I think we stand on our own two feet here. (Reid has shown the country) you can be a good Latter-day Saint and a good Democrat at the same time, and serve your country faithfully. – Utah Democratic Party Chairman Peter Corroon

SALT LAKE CITY — The first time Sen. Mike Lee, R-Utah, saw Congress up close was as a Boy Scout on a tour given by one of the leaders of his Washington, D.C.-area troop, Harry Reid, the Nevada Democrat who later headed the Senate.

Lee said the current Senate minority leader, who announced Friday he won't seek re-election after what will be 36 years in Congress, brought members of the troop sponsored by their LDS Church ward onto the floor of the U.S. House.

"He took our Scout troop down there while we were working on our 'Citizenship and the Nation' merit badge. He showed us around. I remember being very impressed by that," recalled Lee, whose family lived in Washington during his childhood.

During that time, Reid influenced Lee as both his LDS home teacher and the first Democrat he'd ever met. Despite their political differences, Lee said he considers Reid a good friend.

Right after Lee was sworn in as a senator, he said the then-Senate majority leader pulled him aside on the Senate floor to whisper a joke about how he finally had more hair than Lee.

"He's always had a good sense of humor," Lee said. "We have a nice relationship."

A Salt Lake-based leader of the LDS Democrats of America, Crystal Young-Otterstrom, offered a lengthy tribute to Reid on MormonPress.com as "proof that we can be who we are as Mormon Democrats."

Her post describes how Reid prompted the group to sing the LDS hymn "Have I Done Any Good in the World Today?" at their first-ever meeting, held during the 2012 Democratic National Convention in Charlotte, North Carolina.

Reid's announcement that he's not running again in 2016 is "a bittersweet moment for Mormon Democrats like myself," Young-Otterstrom said. "He's been essentially the top Mormon Democrat in government. He's been inspirational to us."

She said the 30,000 LDS Democrats nationwide take strength from a statement Reid made that he is a Democrat because of his Mormon beliefs, not in spite of them.

"It answers the question we're tired of answering," Young-Otterstrom said.

Also tiring, she said, is how Reid is "demonized" by some politically conservative Mormons despite "representing our religion so well on an international stage" by advocating for issues such as health care and the environment.

Last summer, Southern Utah University removed Reid's name from a campus center amid complaints about the recognition. Campus officials have said Reid, who attended the Cedar City school, will have a future building named after him.

Utah Democratic Party Chairman Peter Corroon said Reid has represented Democrats well on the national stage, but his departure won't have a big impact on state party members.

"I think we stand on our own two feet here," Corroon said. Reid has shown the country "you can be a good Latter-day Saint and a good Democrat at the same time, and serve your country faithfully."

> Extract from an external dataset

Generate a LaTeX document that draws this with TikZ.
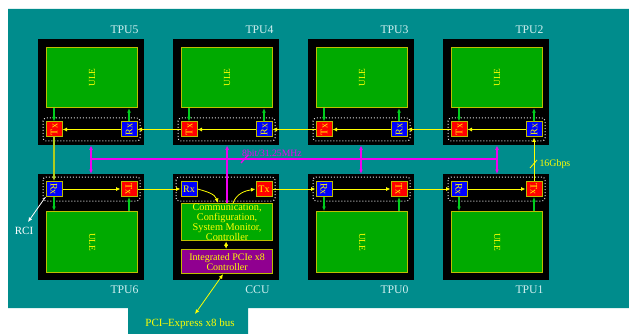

It's not clear, however, whether that message has traveled very far.

"Most Americans could not tell you who Harry Reid is," said Matthew Wilson, a professor at Southern Methodist University in Dallas who specializes in religion and politics.

Wilson said even fewer would know that Reid is a member of The Church of Jesus Christ of Latter-day Saints.

"Unlike Mitt Romney, for example, his religion is not a major part of how media outlets talk about him," Wilson said. Reid "did not make a very big public issue out of his faith."

University of Utah political science professor Matthew Burbank also said Reid's religion may have been a mystery to most.

"Even though political insiders were well aware that Harry Reid was a Mormon, I don't think that was ever anything that was broadly known," Burbank said. "I don't think people identified him with his religion in a strong way."

Lee said he sees Reid as "certainly a powerful illustration of the fact that people within the church come from a variety of points along the political ideological spectrum."

He said he intends to stay in touch with Reid after the Nevada senator leaves office.

Other members of Utah's congressional delegation offered good wishes to Reid as he ends his career in Congress.

"While we may have disagreed on most policy issues, I believe Harry is a good person and I've long considered him a friend," said Sen. Orrin Hatch, R-Utah. "His legacy will be one of working tirelessly on behalf of his party and his colleagues."

Rep. Rob Bishop, R-Utah, recognized Reid for his years in both the House and the Senate.

"Sen. Reid was elected by the people of Nevada time after time, and I believe he served them with vigor," Bishop said, noting Reid's retirement will give him time to heal from his recent injuries.

Bishop cited Reid's statement that he was leaving now because he doesn't "want to be a 42-year-old trying to become a designated hitter," calling the sports analogy "wise."